Exercise:
Return the records from the first line through the line containing "const yearPositions = [5.5, 12];", and leave out the pictures.

(Rows from a dataset of charts and code)
══════════
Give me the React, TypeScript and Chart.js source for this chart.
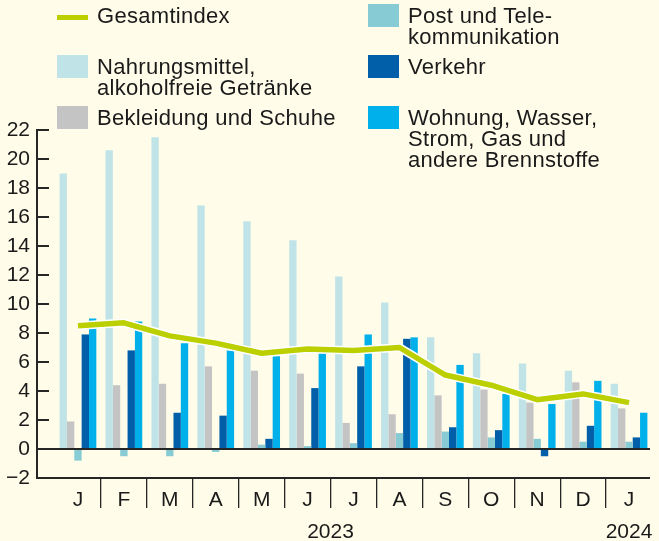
import React, { useEffect, useRef } from "react";
import { Chart, registerables } from "chart.js";

Chart.register(...registerables);

// ---- data ----
const months = ["J", "F", "M", "A", "M", "J", "J", "A", "S", "O", "N", "D", "J"];
const yearLabels = ["2023", "2024"];
const yearPositions = [5.5, 12];

const gesamtindex = [8.5, 8.7, 7.8, 7.3, 6.6, 6.9, 6.8, 7.0, 5.1, 4.4, 3.4, 3.8, 3.2];
const nahrungsmittel = [19.0, 20.6, 21.5, 16.8, 15.7, 14.4, 11.9, 10.1, 7.7, 6.6, 5.9, 5.4, 4.5];
const bekleidung = [1.9, 4.4, 4.5, 5.7, 5.4, 5.2, 1.8, 2.4, 3.7, 4.1, 3.2, 4.6, 2.8];
const post = [-0.8, -0.5, -0.5, -0.2, 0.3, 0.2, 0.4, 1.1, 1.2, 0.8, 0.7, 0.5, 0.5];
const verkehr = [7.9, 6.8, 2.5, 2.3, 0.7, 4.2, 5.7, 7.6, 1.5, 1.3, -0.5, 1.6, 0.8];
const wohnung = [9.0, 8.8, 7.3, 6.8, 6.4, 6.6, 7.9, 7.7, 5.8, 3.8, 3.1, 4.7, 2.5];

const yMin = -2;
const yMax = 22;
const yStep = 2;

const labelGesamt = ["Gesamtindex"];
const labelNahrung = ["Nahrungsmittel,", "alkoholfreie Getränke"];
const labelBekleidung = ["Bekleidung und Schuhe"];
const labelPost = ["Post und Tele-", "kommunikation"];
const labelVerkehr = ["Verkehr"];
const labelWohnung = ["Wohnung, Wasser,", "Strom, Gas und", "andere Brennstoffe"];

// ---- styles ----
const BG = "#fffce9";
const TEXT = "#1a1a1a";
const AXIS = "#262626";
const FONT = '"Liberation Sans", Arial, Helvetica, sans-serif';
const C_GESAMT = "#bccf00";
const C_NAHRUNG = "#c0e3e8";
const C_BEKLEIDUNG = "#c4c4c4";
const C_POST = "#87cbd4";
const C_VERKEHR = "#005fa8";
const C_WOHNUNG = "#00b0ea";

const axisPlugin = {
  id: "axisLines",
  afterDatasetsDraw(chart: any) {
    const { ctx, chartArea, scales } = chart;
    const y = scales.y;
    const x = scales.x;
    const left = chartArea.left - 18;
    const right = chartArea.right - 2;
    ctx.save();
    ctx.strokeStyle = AXIS;
    ctx.lineWidth = 2;
    ctx.beginPath();
    ctx.moveTo(left, y.getPixelForValue(yMax) - 1);
    ctx.lineTo(left, y.getPixelForValue(yMin));
    y.ticks.forEach((t: any) => {
      const py = y.getPixelForValue(t.value);
      ctx.moveTo(left, py);
      ctx.lineTo(left + 12, py);
    });
    [0, yMin].forEach((v) => {
      const py = y.getPixelForValue(v);
      ctx.moveTo(left - 1, py);
      ctx.lineTo(right, py);
    });
    ctx.stroke();

    // year labels, positioned through the category scale
    const step = x.getPixelForValue(1) - x.getPixelForValue(0);
    const baseY = y.getPixelForValue(yMin) + 60;
    ctx.fillStyle = TEXT;
    ctx.font = "21px " + FONT;
    ctx.textAlign = "center";
    ctx.textBaseline = "alphabetic";
    yearPositions.forEach((p, i) => {
      const base = Math.floor(p);
      const px = x.getPixelForValue(base) + (p - base) * step;
      ctx.fillText(yearLabels[i], px, baseY);
    });
    ctx.restore();
  },
};

function LegendItem({
  x,
  y,
  color,
  line,
  lines,
}: {
  x: number;
  y: number;
  color: string;
  line?: boolean;
  lines: string[];
}) {
  return (
    <div style={{ position: "absolute", left: x, top: y }}>
      {line ? (
        <div
          style={{
            position: "absolute",
            left: 0,
            top: 11,
            width: 31,
            height: 5,
            background: color,
          }}
        />
      ) : (
        <div
          style={{
            position: "absolute",
            left: 0,
            top: 0,
            width: 31,
            height: 23,
            background: color,
          }}
        />
      )}
      <div
        style={{
          position: "absolute",
          left: 40,
          top: 1,
          fontSize: 22,
          letterSpacing: "0.3px",
          lineHeight: "21px",
          whiteSpace: "nowrap",
          color: TEXT,
        }}
      >
        {lines.map((l, i) => (
          <div key={i}>{l}</div>
        ))}
      </div>
    </div>
  );
}

export default function App() {
  const canvasRef = useRef<HTMLCanvasElement | null>(null);

  useEffect(() => {
    document.body.style.margin = "0";
    document.body.style.background = BG;
    const canvas = canvasRef.current;
    if (!canvas) return;

    const barCommon = {
      type: "bar" as const,
      barPercentage: 1,
      categoryPercentage: 0.8,
      borderWidth: 0,
      order: 2,
    };

    const chart = new Chart(canvas, {
      type: "bar",
      data: {
        labels: months,
        datasets: [
          { ...barCommon, label: labelNahrung.join(" "), data: nahrungsmittel, backgroundColor: C_NAHRUNG },
          { ...barCommon, label: labelBekleidung.join(" "), data: bekleidung, backgroundColor: C_BEKLEIDUNG },
          { ...barCommon, label: labelPost.join(""), data: post, backgroundColor: C_POST },
          { ...barCommon, label: labelVerkehr.join(" "), data: verkehr, backgroundColor: C_VERKEHR },
          { ...barCommon, label: labelWohnung.join(" "), data: wohnung, backgroundColor: C_WOHNUNG },
          {
            type: "line" as const,
            label: "outline",
            data: gesamtindex,
            borderColor: "#ffffff",
            borderWidth: 8.5,
            pointRadius: 0,
            tension: 0,
            borderJoinStyle: "round",
            order: 1,
          },
          {
            type: "line" as const,
            label: labelGesamt[0],
            data: gesamtindex,
            borderColor: C_GESAMT,
            borderWidth: 5.5,
            pointRadius: 0,
            tension: 0,
            borderJoinStyle: "round",
            order: 0,
          },
        ] as any,
      },
      options: {
        responsive: false,
        animation: false,
        events: [],
        layout: { padding: { top: 130, right: 7, left: 0, bottom: 0 } },
        plugins: {
          legend: { display: false },
          tooltip: { enabled: false },
        },
        scales: {
          x: {
            type: "category",
            position: "bottom",
            offset: true,
            afterFit: (s: any) => {
              s.height = 63;
            },
            grid: {
              display: true,
              offset: true,
              drawOnChartArea: false,
              drawTicks: true,
              tickLength: 30,
              lineWidth: 1.3,
              color: (c: any) =>
                c.index === undefined || c.index === 0 ? "rgba(0,0,0,0)" : AXIS,
            },
            border: { display: false },
            ticks: {
              color: TEXT,
              font: { family: FONT, size: 21 },
              padding: -20,
              maxRotation: 0,
              autoSkip: false,
            },
          },
          y: {
            type: "linear",
            min: yMin,
            max: yMax,
            afterFit: (s: any) => {
              s.width = 55;
            },
            grid: { display: false, drawTicks: false },
            border: { display: false },
            ticks: {
              stepSize: yStep,
              color: TEXT,
              font: { family: FONT, size: 21 },
              padding: 25,
              callback: (v: any) => (Number(v) < 0 ? "\u2212" + Math.abs(Number(v)) : String(v)),
            },
          },
        },
      },
      plugins: [axisPlugin],
    });

    return () => {
      chart.destroy();
    };
  }, []);

  return (
    <div
      style={{
        position: "relative",
        width: 659,
        height: 541,
        background: BG,
        fontFamily: FONT,
        overflow: "hidden",
      }}
    >
      <canvas
        ref={canvasRef}
        width={659}
        height={541}
        style={{ position: "absolute", left: 0, top: 0, width: 659, height: 541 }}
      />
      <LegendItem x={57} y={4} color={C_GESAMT} line lines={labelGesamt} />
      <LegendItem x={57} y={55} color={C_NAHRUNG} lines={labelNahrung} />
      <LegendItem x={57} y={106} color={C_BEKLEIDUNG} lines={labelBekleidung} />
      <LegendItem x={368} y={4} color={C_POST} lines={labelPost} />
      <LegendItem x={368} y={55} color={C_VERKEHR} lines={labelVerkehr} />
      <LegendItem x={368} y={106} color={C_WOHNUNG} lines={labelWohnung} />
    </div>
  );
}
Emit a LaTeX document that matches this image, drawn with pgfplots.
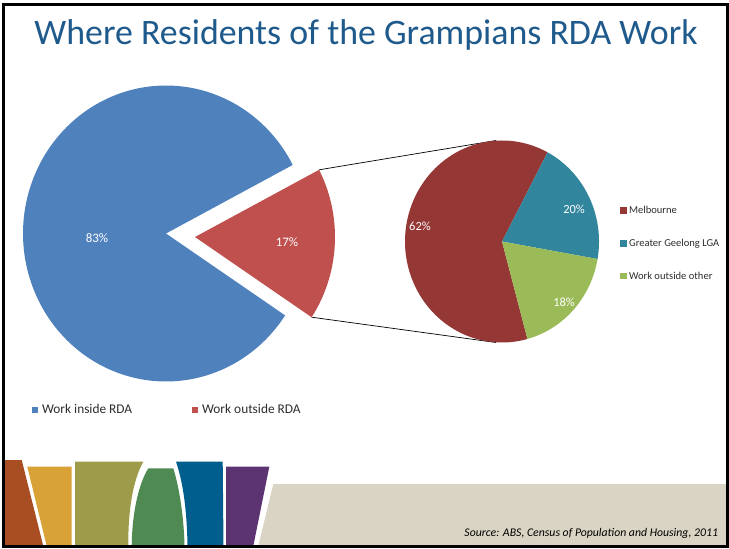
\documentclass[border=0pt]{standalone}
\usepackage{pgfplots}
\pgfplotsset{compat=1.18}
\usepackage{pgfplotstable}
\usepackage{fontspec}
\setmainfont{Carlito}
\definecolor{cTitle}{RGB}{31,90,140}
\definecolor{cIn}{RGB}{79,129,189}
\definecolor{cOut}{RGB}{192,80,77}
\definecolor{cMel}{RGB}{149,55,53}
\definecolor{cGee}{RGB}{49,133,156}
\definecolor{cOth}{RGB}{155,187,89}
\definecolor{cTxt}{RGB}{45,45,45}
\definecolor{cBrown}{RGB}{168,78,34}
\definecolor{cGold}{RGB}{216,162,54}
\definecolor{cOlive}{RGB}{158,155,74}
\definecolor{cGreen}{RGB}{79,138,82}
\definecolor{cDBlue}{RGB}{0,94,143}
\definecolor{cPurple}{RGB}{92,52,113}
\definecolor{cBeige}{RGB}{217,212,195}

\pgfplotstableread{
share
83
17
}\maintable
\pgfplotstableread{
share
62
20
18
}\subtable

\pgfplotsset{
  slide/.style={
    x=1bp, y=1bp, y dir=reverse,
    xmin=0, xmax=729, ymin=0, ymax=548,
    hide axis, clip=false,
    legend image code/.code={\fill[##1] (0bp,-3.2bp) rectangle (6.4bp,3.2bp);},
  },
}

\begin{document}
\begin{tikzpicture}
\pgfplotstablegetelem{0}{share}\of\maintable \edef\vIn{\pgfplotsretval}
\pgfplotstablegetelem{1}{share}\of\maintable \edef\vOut{\pgfplotsretval}
\pgfplotstablegetelem{0}{share}\of\subtable \edef\vMel{\pgfplotsretval}
\pgfplotstablegetelem{1}{share}\of\subtable \edef\vGee{\pgfplotsretval}
\pgfplotstablegetelem{2}{share}\of\subtable \edef\vOth{\pgfplotsretval}
\pgfmathsetmacro\rA{-3-\vOut*1.8}
\pgfmathsetmacro\rB{-3+\vOut*1.8}
\pgfmathsetmacro\bB{\rA+360}
\pgfmathsetmacro\mA{62}
\pgfmathsetmacro\mB{62+\vMel*3.6}
\pgfmathsetmacro\gA{62-\vGee*3.6}
\pgfmathsetmacro\oA{\gA-\vOth*3.6}

% ---------- main pie ----------
\begin{axis}[slide,
  legend columns=2,
  legend style={at={(axis cs:28.5,410)}, anchor=west, draw=none, fill=none,
    font=\fontsize{13.4}{15}\selectfont, text=cTxt,
    nodes={inner sep=1.5bp},
    /tikz/every odd column/.append style={column sep=2.5bp},
    /tikz/every even column/.append style={column sep=58bp}},
  legend cell align=left,
]
\path (axis cs:0,0) rectangle (axis cs:729,548);
% decorations
\fill[cBeige] (axis cs:273.3,484) -- (axis cs:727,484) -- (axis cs:727,546) -- (axis cs:258.3,546) -- cycle;
\fill[cBrown] (axis cs:3,460) -- (axis cs:21.7,460) -- (axis cs:43.3,546) -- (axis cs:3,546) -- cycle;
\fill[cGold] (axis cs:27.3,466.7) -- (axis cs:71.7,466.7) -- (axis cs:71.7,546) -- (axis cs:46.7,546) -- cycle;
\fill[cOlive] (axis cs:75,461.7) -- (axis cs:143.3,461.7) .. controls (axis cs:133,480) and (axis cs:128,510) .. (axis cs:128.3,546) -- (axis cs:75,546) -- cycle;
\fill[cGreen] (axis cs:148.3,468.3) -- (axis cs:173.3,468.3) .. controls (axis cs:180,490) and (axis cs:184,520) .. (axis cs:184.5,546) -- (axis cs:131.7,546) .. controls (axis cs:132,515) and (axis cs:138,485) .. (axis cs:148.3,468.3) -- cycle;
\fill[cDBlue] (axis cs:176,461.7) -- (axis cs:222.7,461.7) -- (axis cs:223.5,546) -- (axis cs:187.5,546) .. controls (axis cs:187,515) and (axis cs:184,485) .. (axis cs:176,461.7) -- cycle;
\fill[cPurple] (axis cs:226,466.7) -- (axis cs:269.3,466.7) -- (axis cs:253.3,546) -- (axis cs:226,546) -- cycle;
\draw[black, line width=3.2bp] (axis cs:3.5,4.5) rectangle (axis cs:727.3,546.5);

\addplot[draw=none, fill=cIn, domain=\rB:\bB, samples=150] ({166+143*cos(x)}, {233.5-148*sin(x)}) -- (axis cs:166,233.5) -- cycle;
\addlegendentry{Work inside RDA}
\addplot[draw=none, fill=cOut, domain=\rA:\rB, samples=40] ({195+140*cos(x)}, {237-145*sin(x)}) -- (axis cs:195,237) -- cycle;
\addlegendentry{Work outside RDA}
\addplot[forget plot, black, line width=0.7bp] coordinates {(319.1,169.8) (496,140.5)};
\addplot[forget plot, black, line width=0.7bp] coordinates {(311.6,317.2) (496,342.5)};

\node[text=white, font=\fontsize{13}{15}\selectfont] at (axis cs:97,238) {83\%};
\node[text=white, font=\fontsize{13}{15}\selectfont] at (axis cs:287,242) {17\%};
\node[anchor=base, text=cTitle, font=\fontsize{36}{40}\selectfont] at (axis cs:366,45) {Where Residents of the Grampians RDA Work};
\node[anchor=base east, text=black, font=\fontsize{11.8}{14}\selectfont\itshape] at (axis cs:721.5,536) {Source: ABS, Census of Population and Housing, 2011};
\end{axis}

% ---------- secondary pie ----------
\begin{axis}[slide,
  legend style={at={(axis cs:617,202.5)}, anchor=north west, draw=none, fill=none,
    font=\fontsize{10.6}{12}\selectfont, text=cTxt,
    nodes={inner sep=1.5bp}, row sep=21bp,
    /tikz/every odd column/.append style={column sep=1bp}},
  legend cell align=left,
]
\addplot[draw=none, fill=cMel, domain=\mA:\mB, samples=120] ({502+97*cos(x)}, {241.5-101*sin(x)}) -- (axis cs:502,241.5) -- cycle;
\addlegendentry{Melbourne}
\addplot[draw=none, fill=cGee, domain=\gA:\mA, samples=50] ({502+97*cos(x)}, {241.5-101*sin(x)}) -- (axis cs:502,241.5) -- cycle;
\addlegendentry{Greater Geelong LGA}
\addplot[draw=none, fill=cOth, domain=\oA:\gA, samples=50] ({502+97*cos(x)}, {241.5-101*sin(x)}) -- (axis cs:502,241.5) -- cycle;
\addlegendentry{Work outside other}
\node[text=white, font=\fontsize{12.5}{14}\selectfont] at (axis cs:420,226) {62\%};
\node[text=white, font=\fontsize{12.5}{14}\selectfont] at (axis cs:574,209) {20\%};
\node[text=white, font=\fontsize{12.5}{14}\selectfont] at (axis cs:564,302) {18\%};
\end{axis}
\end{tikzpicture}
\end{document}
══════════
The result:
Give me the React, TypeScript and Chart.js source for this chart.
import React, { useEffect, useRef } from "react";
import { Chart, registerables } from "chart.js";

Chart.register(...registerables);

// ---- data ----
const months = ["J", "F", "M", "A", "M", "J", "J", "A", "S", "O", "N", "D", "J"];
const yearLabels = ["2023", "2024"];
const yearPositions = [5.5, 12];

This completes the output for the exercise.